Connie Mack Calls for Keystone Pipeline As New Rerouted Application Filed

May 3, 2012 - 6:00pm

U.S. Rep. Connie Mack, R-Fort Myers, seeking to take on U.S. Sen. Bill Nelson, D-Orlando, in November, continued to press the Keystone XL Pipeline issue against the incumbent, as a new application was filed for the political hot potato on Friday.

We know it will bring more oil to the United States; instead of buying it from Hugo Chavez and dictators and thugocrats around the world, we can buy it from a friend, Mack said outside a Shell gas station along the southern arc of Tallahassee's Capitol Circle on Friday. So were telling him to build it now.

Representatives for Nelson were not immediately available for comment.

Mack, who has opposed oil drilling off Floridas shoreline, has been hosting similar press conferences in other parts of Florida this week as Congress is out of session.

The argument is to drive home that building the $7 billion pipeline would lower gas prices and make the U.S. less dependent on foreign oil from Venezuela and the Middle East, Mack said.

The pipeline was first requested in 2008; not one but two environmental impact studies were done, Mack said. And after much gamesmanship the White House decided to side with the environmentalists over the people of the state of Florida and the American people.

Despite the intervening years of study, President Obama claimed more time was needed to look at safety and environmental impacts.
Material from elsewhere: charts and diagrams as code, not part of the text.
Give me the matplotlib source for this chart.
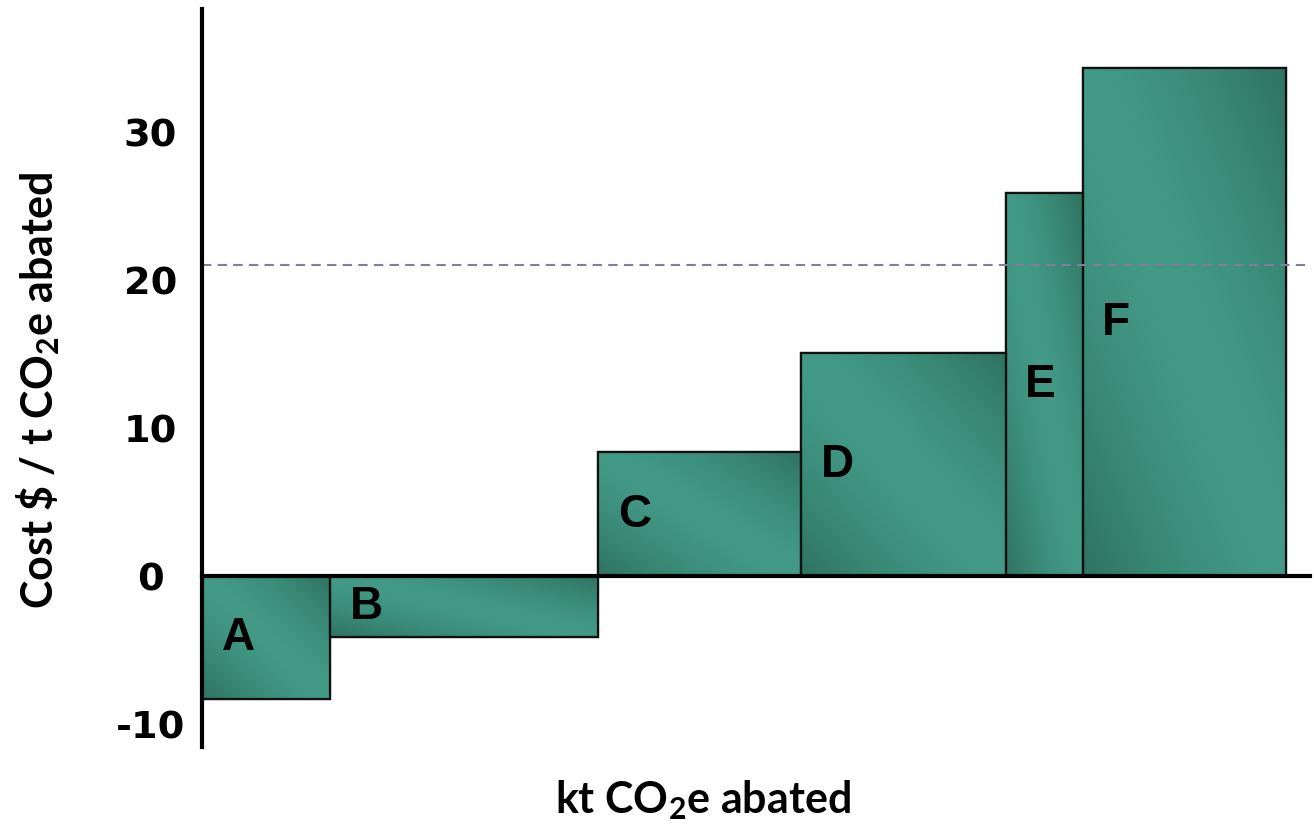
import numpy as np
import matplotlib
matplotlib.use("Agg")
import matplotlib.pyplot as plt

plt.rcParams['mathtext.fontset'] = 'custom'
plt.rcParams['mathtext.rm'] = 'Lato:bold'
plt.rcParams['mathtext.default'] = 'rm'

# abatement options: width = kt CO2e abated, height = cost $/t
options = ['A', 'B', 'C', 'D', 'E', 'F']
widths = [1.25, 2.62, 1.98, 2.0, 0.75, 1.99]
costs = [-8.3, -4.1, 8.4, 15.1, 25.9, 34.3]
carbon_price = 21.0
yticks = [-10, 0, 10, 20, 30]

light = np.array([66, 154, 135]) / 255.
dark = np.array([47, 114, 98]) / 255.

fig = plt.figure(figsize=(13.14, 8.29), dpi=100)
ax = fig.add_axes([202/1314, 1-748/829, (1310-202)/1314, (748-10)/829])

lefts = np.concatenate([[0], np.cumsum(widths)[:-1]])
bars = ax.bar(lefts, costs, width=widths, align='edge', color=light,
              edgecolor='#111111', linewidth=1.6, zorder=3)

# diagonal reflected gradient inside every bar
n = 200
gx, gy = np.meshgrid(np.linspace(0, 1, n), np.linspace(0, 1, n))
u = np.clip(np.abs((gx - 0.5) + (gy - 0.5)), 0, 1) ** 1.5
grad = light[None, None, :] + (dark - light)[None, None, :] * u[:, :, None]

for x0, w, c, b in zip(lefts, widths, costs, bars):
    y0, y1 = min(0, c), max(0, c)
    im = ax.imshow(grad, extent=(x0, x0 + w, y0, y1), origin='lower',
                   aspect='auto', interpolation='bilinear', zorder=3.5)
    im.set_clip_path(b)
    outline = plt.Rectangle((x0, y0), w, y1 - y0, fill=False,
                            edgecolor='#111111', linewidth=1.6, zorder=4)
    ax.add_patch(outline)

for x0, c, name in zip(lefts, costs, options):
    ax.text(x0 + 0.19, c / 2, name, ha='left', va='center', fontsize=33,
            fontweight='bold', family='Liberation Sans', zorder=6)

ax.axhline(carbon_price, color='#7c8198', linewidth=1.5, dashes=(4.5, 3), zorder=5)

total = 1108 / 102.4
ax.set_xlim(0, total)
ax.set_ylim(-(748-577)/14.8, (577-10)/14.8)

for s in ['top', 'right']:
    ax.spines[s].set_visible(False)
ax.spines['bottom'].set_position(('data', 0))
ax.spines['bottom'].set_linewidth(3)
ax.spines['left'].set_linewidth(3)
ax.spines['bottom'].set_zorder(7)
ax.spines['left'].set_zorder(7)

ax.set_xticks([])
ax.set_yticks(yticks)
ax.set_yticklabels([str(t) for t in yticks], fontsize=27.5, fontweight='bold',
                   family='DejaVu Sans')
for lab in ax.get_yticklabels():
    lab.set_ha('center')
ax.tick_params(axis='y', length=0, pad=37)

fig.text(38/1314, 1-390/829, 'Cost \\$ / t CO$_2$e abated', rotation=90,
         ha='center', va='center', fontsize=31, fontweight='bold', family='Lato')
fig.text(703/1314, 1-800/829, 'kt CO$_2$e abated', ha='center', va='center',
         fontsize=31, fontweight='bold', family='Lato')

fig.savefig('out.png', dpi=100)
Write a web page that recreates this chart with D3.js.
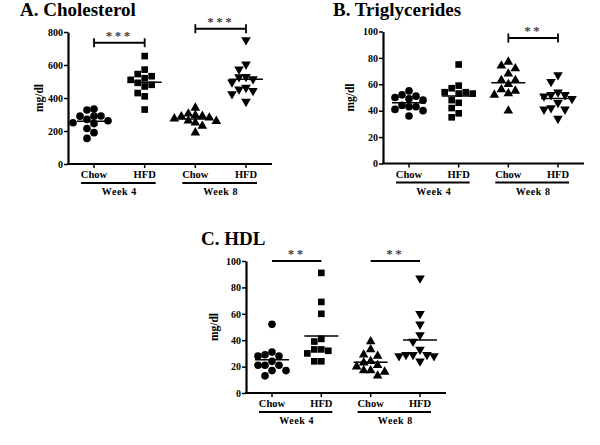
<!DOCTYPE html>
<html>
<head>
<meta charset="utf-8">
<style>
  body { margin: 0; background: #fff; }
  svg text { font-family: "Liberation Serif", "Times New Roman", serif; font-weight: bold; }
</style>
</head>
<body>
<script src="https://cdn.jsdelivr.net/npm/d3@7"></script>
<script>
  const width = 600
  const height = 445

  // groups on the x axis
  const groups = ["Chow", "HFD", "Chow", "HFD"]
  const weeks = ["Week 4", "Week 8"]

  // A. Cholesterol (mg/dl)
  const cholChow4 = [333, 327, 291, 290, 290, 270, 262, 250, 245, 215, 190, 155]
  const cholHfd4 = [654, 572, 545, 532, 520, 510, 492, 480, 470, 430, 410, 330]
  const cholChow8 = [340, 305, 295, 290, 288, 280, 275, 260, 250, 262, 230, 190]
  const cholHfd8 = [752, 604, 574, 529, 527, 515, 495, 463, 453, 444, 424, 378]
  const cholTicks = [0, 200, 400, 600, 800]

  // B. Triglycerides (mg/dl)
  const trigChow4 = [55, 52, 51, 49, 48, 50, 44, 43, 43, 41, 40, 36]
  const trigHfd4 = [75, 59, 57, 54, 54, 53, 53, 48, 46, 42, 38, 35]
  const trigChow8 = [77, 74, 72, 68, 63, 63, 60, 56, 55, 53, 52, 40]
  const trigHfd8 = [67, 62, 54, 52, 52, 51, 49, 46, 42, 41, 41, 34]
  const pctTicks = [0, 20, 40, 60, 80, 100]

  // C. HDL (mg/dl)
  const hdlChow4 = [52, 31, 29, 28, 28, 24, 21, 21, 21, 17, 17, 13]
  const hdlHfd4 = [91, 69, 60, 41, 39, 33, 33, 32, 30, 24, 24]
  const hdlChow8 = [39, 33, 29, 28, 24, 23, 21, 20, 17, 17, 16, 13]
  const hdlHfd8 = [87, 60, 52, 44, 39, 33, 29, 29, 29, 28, 28, 24]

  // significance: [group a, group b, level in data units, label]
  const cholSig = [[0, 1, 735, "***"], [2, 3, 820, "***"]]
  const trigSig = [[2, 3, 95, "**"]]
  const hdlSig = [[0, 1, 100, "**"], [2, 3, 100, "**"]]

  const symbols = [d3.symbolCircle, d3.symbolSquare, d3.symbolTriangle, d3.symbolTriangle]
  const symbolSize = [46, 44, 40, 40]
  const symbolRotate = [0, 0, 0, 180]

  const panels = [
    { title: "A. Cholesterol", titleX: 20, titleY: 16, left: 68, right: 272, top: 32, bottom: 164,
      max: 800, ticks: cholTicks, data: [cholChow4, cholHfd4, cholChow8, cholHfd8], sig: cholSig, caps: true, labelX: 43 },
    { title: "B. Triglycerides", titleX: 333, titleY: 16, left: 383, right: 584, top: 31.5, bottom: 163.5,
      max: 100, ticks: pctTicks, data: [trigChow4, trigHfd4, trigChow8, trigHfd8], sig: trigSig, caps: true, labelX: 354 },
    { title: "C. HDL", titleX: 201, titleY: 245, left: 246, right: 446, top: 261, bottom: 393,
      max: 100, ticks: pctTicks, data: [hdlChow4, hdlHfd4, hdlChow8, hdlHfd8], sig: hdlSig, caps: false, labelX: 218 }
  ]

  const svg = d3.select("body").append("svg")
    .attr("width", width)
    .attr("height", height)

  // simple beeswarm so points with close values spread sideways
  function swarm(values, y, step, minDist) {
    const placed = []
    const sorted = values.map((v, i) => ({ v, i, y: y(v) })).sort((a, b) => a.y - b.y)
    sorted.forEach(p => {
      p.dx = 0
      for (let k = 0; k < 9; k++) {
        const off = k === 0 ? 0 : (k % 2 ? -1 : 1) * Math.ceil(k / 2) * step
        const ok = placed.every(q => Math.hypot(q.dx - off, q.y - p.y) >= minDist)
        if (ok) { p.dx = off; break }
      }
      placed.push(p)
    })
    return placed
  }

  function renderPanel(p) {
    const g = svg.append("g")

    const y = d3.scaleLinear().domain([0, p.max]).range([p.bottom, p.top])
    const x = d3.scalePoint().domain(d3.range(groups.length)).range([p.left + 26, p.right - 26])

    g.append("text")
      .attr("x", p.titleX)
      .attr("y", p.titleY)
      .attr("font-size", 19)
      .text(p.title)

    // y axis
    const yAxis = g.append("g")
      .attr("transform", `translate(${p.left},0)`)
      .call(d3.axisLeft(y).tickValues(p.ticks).tickSize(4).tickSizeOuter(0).tickPadding(1))
    yAxis.select(".domain").attr("stroke-width", 2.2)
    yAxis.selectAll(".tick line").attr("stroke-width", 1.5)
    yAxis.selectAll(".tick text")
      .attr("font-family", "Liberation Serif, serif")
      .attr("font-weight", "bold")
      .attr("font-size", 10)
      .attr("fill", "#000")

    g.append("text")
      .attr("transform", `translate(${p.labelX},${(p.top + p.bottom) / 2}) rotate(-90)`)
      .attr("text-anchor", "middle")
      .attr("font-size", 11.5)
      .text("mg/dl")

    // x axis
    g.append("line")
      .attr("x1", p.left - 1).attr("x2", p.right)
      .attr("y1", p.bottom).attr("y2", p.bottom)
      .attr("stroke", "#000").attr("stroke-width", 2.2)

    g.selectAll(".xtick").data(groups).join("line")
      .attr("x1", (d, i) => x(i)).attr("x2", (d, i) => x(i))
      .attr("y1", p.bottom).attr("y2", p.bottom + 4)
      .attr("stroke", "#000").attr("stroke-width", 1.5)

    g.selectAll(".xlab").data(groups).join("text")
      .attr("x", (d, i) => x(i))
      .attr("y", p.bottom + 14)
      .attr("text-anchor", "middle")
      .attr("font-size", 10.5)
      .text(d => d)

    weeks.forEach((w, j) => {
      const a = x(j * 2), b = x(j * 2 + 1)
      g.append("line")
        .attr("x1", a - 13).attr("x2", b + 11)
        .attr("y1", p.bottom + 19).attr("y2", p.bottom + 19)
        .attr("stroke", "#000").attr("stroke-width", 2)
      g.append("text")
        .attr("x", (a + b) / 2)
        .attr("y", p.bottom + 31)
        .attr("text-anchor", "middle")
        .attr("font-size", 10)
        .attr("letter-spacing", 0.6)
        .text(w)
    })

    // points
    p.data.forEach((vals, gi) => {
      const pts = swarm(vals, y, 7, 7)
      const sym = d3.symbol().type(symbols[gi]).size(symbolSize[gi])
      g.selectAll(null).data(pts).join("path")
        .attr("d", sym)
        .attr("transform", d => `translate(${x(gi) + d.dx},${d.y}) rotate(${symbolRotate[gi]})`)
        .attr("fill", "#000")

      const m = d3.mean(vals)
      g.append("line")
        .attr("x1", x(gi) - 17).attr("x2", x(gi) + 17)
        .attr("y1", y(m)).attr("y2", y(m))
        .attr("stroke", "#000").attr("stroke-width", 1.5)
    })

    // significance bars
    p.sig.forEach(([a, b, level, label]) => {
      const yy = y(level)
      g.append("line")
        .attr("x1", x(a)).attr("x2", x(b))
        .attr("y1", yy).attr("y2", yy)
        .attr("stroke", "#000").attr("stroke-width", 2)
      if (p.caps) {
        [a, b].forEach(k => {
          g.append("line")
            .attr("x1", x(k)).attr("x2", x(k))
            .attr("y1", yy - 4.5).attr("y2", yy + 4.5)
            .attr("stroke", "#000").attr("stroke-width", 1.8)
        })
      }
      g.append("text")
        .attr("x", (x(a) + x(b)) / 2)
        .attr("y", yy - 3)
        .attr("text-anchor", "middle")
        .attr("font-size", 13)
        .attr("font-weight", "normal")
        .attr("letter-spacing", 2.5)
        .attr("fill", "#444")
        .text(label)
    })
  }

  panels.forEach(renderPanel)
</script>
</body>
</html>
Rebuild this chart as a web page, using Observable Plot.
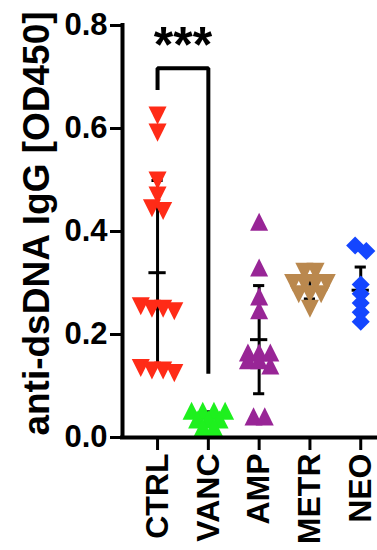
<!DOCTYPE html>
<html>
<head>
<meta charset="utf-8">
<script src="https://cdn.jsdelivr.net/npm/d3@7"></script>
<script src="https://cdn.jsdelivr.net/npm/@observablehq/plot@0.6"></script>
<style>
  html, body { margin: 0; padding: 0; background: #fff; overflow: hidden; }
  #chart svg { display: block; }
</style>
</head>
<body>
<div id="chart"></div>
<script>
// ---- data ----
const groups = ["CTRL", "VANC", "AMP", "METR", "NEO"];
const ctrlValues = [0.625, 0.592, 0.499, 0.47, 0.445, 0.44, 0.255, 0.25, 0.25, 0.245, 0.135, 0.13, 0.13, 0.125];
const vancValues = [0.052, 0.052, 0.052, 0.052, 0.035, 0.035, 0.035, 0.02, 0.02];
const ampValues  = [0.419, 0.33, 0.274, 0.247, 0.165, 0.165, 0.165, 0.15, 0.15, 0.14, 0.041, 0.041];
const metrValues = [0.322, 0.322, 0.30, 0.30, 0.30, 0.30, 0.278, 0.278, 0.278, 0.25];
const neoValues  = [0.373, 0.362, 0.297, 0.279, 0.261, 0.243, 0.225];
const groupMeans = [0.32, 0.038, 0.19, 0.287, 0.286];
const groupSDs   = [0.179, 0.012, 0.105, 0.018, 0.045];
const groupColors = ["#FF2B17", "#1EF01E", "#982596", "#BA884E", "#1446FF"];
const yTicks = [0, 0.2, 0.4, 0.6, 0.8];
const yLabel = "anti-dsDNA IgG [OD450]";
const sigLabel = "***";
const sigPair = ["CTRL", "VANC"];
const sigLeftEnd = 0.675, sigTop = 0.717, sigRightEnd = 0.124;

// ---- build tables ----
const valueSets = [ctrlValues, vancValues, ampValues, metrValues, neoValues];
// GraphPad-like horizontal spreading of points that share (nearly) the same value
function spread(values, thresh = 0.012, step = 0.22) {
  const sorted = values.map((v, k) => ({v, k})).sort((a, b) => b.v - a.v);
  const rows = [];
  for (const p of sorted) {
    const row = rows[rows.length - 1];
    if (row && row[0].v - p.v < thresh) row.push(p); else rows.push([p]);
  }
  const off = new Array(values.length);
  for (const row of rows) row.forEach((p, j) => off[p.k] = (j - (row.length - 1) / 2) * step);
  return off;
}
const points = valueSets.map((vals, i) => {
  const off = spread(vals);
  return vals.map((v, k) => ({group: groups[i], i, x: i + off[k], value: v}));
});
const summary = groups.map((g, i) => ({group: g, i, mean: groupMeans[i], sd: groupSDs[i]}));

// symbols (width == height, like GraphPad)
const triDown = {draw(ctx, size) { const h = Math.sqrt(2 * size) / 2; ctx.moveTo(-h, -h); ctx.lineTo(h, -h); ctx.lineTo(0, h); ctx.closePath(); }};
const triUp = {draw(ctx, size) { const h = Math.sqrt(2 * size) / 2; ctx.moveTo(-h, h); ctx.lineTo(h, h); ctx.lineTo(0, -h); ctx.closePath(); }};
const diamond = {draw(ctx, size) { const h = Math.sqrt(2 * size) / 2; ctx.moveTo(0, -h); ctx.lineTo(h, 0); ctx.lineTo(0, h); ctx.lineTo(-h, 0); ctx.closePath(); }};
const groupSymbols = [triDown, triUp, triUp, triDown, diamond];

const font = "Arial, 'Liberation Sans', Helvetica, sans-serif";
const xDomain = [-0.69, 4.33];
const ia = groups.indexOf(sigPair[0]), ib = groups.indexOf(sigPair[1]);
const bracket = [
  {x: ia, y: sigLeftEnd}, {x: ia, y: sigTop}, {x: ib, y: sigTop}, {x: ib, y: sigRightEnd}
];

const chart = Plot.plot({
  width: 377,
  height: 550,
  marginLeft: 122,
  marginRight: 0,
  marginTop: 25,
  marginBottom: 113,
  style: {fontFamily: font, fontWeight: "bold", fontSize: "30px", color: "#000", background: "#fff"},
  x: {type: "linear", domain: xDomain},
  y: {domain: [0, 0.8]},
  marks: [
    // error bars (mean ± SD) behind the points
    Plot.ruleX(summary, {x: "i", y1: d => d.mean - d.sd, y2: d => d.mean + d.sd, stroke: "#000", strokeWidth: 3}),
    Plot.ruleY(summary, {y: "mean", x1: d => d.i - 0.17, x2: d => d.i + 0.17, stroke: "#000", strokeWidth: 3}),
    Plot.ruleY(summary, {y: d => d.mean + d.sd, x1: d => d.i - 0.11, x2: d => d.i + 0.11, stroke: "#000", strokeWidth: 3}),
    Plot.ruleY(summary, {y: d => d.mean - d.sd, x1: d => d.i - 0.11, x2: d => d.i + 0.11, stroke: "#000", strokeWidth: 3}),
    // points
    ...points.map((pts, i) => Plot.dot(pts, {x: "x", y: "value", symbol: groupSymbols[i], r: 7.2, fill: groupColors[i], stroke: "none"})),
    // axes
    Plot.ruleY([0], {stroke: "#000", strokeWidth: 4, strokeLinecap: "square"}),
    Plot.ruleX([xDomain[0]], {stroke: "#000", strokeWidth: 4, strokeLinecap: "square"}),
    Plot.axisY({ticks: yTicks, tickFormat: d3.format(".1f"), tickSize: 12, tickPadding: 3, strokeWidth: 3, fontSize: 31, fontWeight: "bold", label: null}),
    Plot.axisX({ticks: d3.range(groups.length), tickFormat: i => groups[i], tickRotate: -90, tickSize: 13, tickPadding: 3, strokeWidth: 3, fontSize: 32, fontWeight: "bold", label: null}),
    Plot.text([yLabel], {frameAnchor: "left", textAnchor: "middle", lineAnchor: "middle", rotate: -90, dx: -85, dy: -8, fontSize: 37, fontWeight: "bold", fill: "#000"}),
    // significance bracket
    Plot.line(bracket, {x: "x", y: "y", stroke: "#000", strokeWidth: 4, strokeLinejoin: "miter", strokeLinecap: "butt"}),
    Plot.text([sigLabel], {x: [(ia + ib) / 2], y: [sigTop], text: d => d, lineAnchor: "bottom", dy: -6, fontSize: 50, fontWeight: "bold", fill: "#000"})
  ]
});
document.getElementById("chart").appendChild(chart);
</script>
</body>
</html>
He rejected the House attempt to authorize the construction of the pipeline, running from Canada to Texas refineries, in February.

On Friday, TransCanada refilled the application with the State Department, with the plans including a reworked route through Nebraska, where bipartisan efforts had opposed the initial plan to go through the sensitive Sandhills region and across the Ogallala Aquifer.

The new route is to travel east of the Sandhills.

In a release, the State Department officials on Friday stated that they would hire a third party to help review the new plan, with a determination for completion by the first quarter of 2013.

Mack has also been using his campaign stops to push a national online campaign to gather signatures supporting the pipeline and push his legislation to give Congress authority to approve the project.

An April 18 poll by Public Policy Polling, a firm with connections to prominent Democrats, placed Nelson with a 47-37 advantage over Mack, while the Orlando Democrat with four decades before voters was up 48-34 over former U.S. Sen. George LeMieux and 47-35 ahead of businessman and retired Army officer Mike McCalister.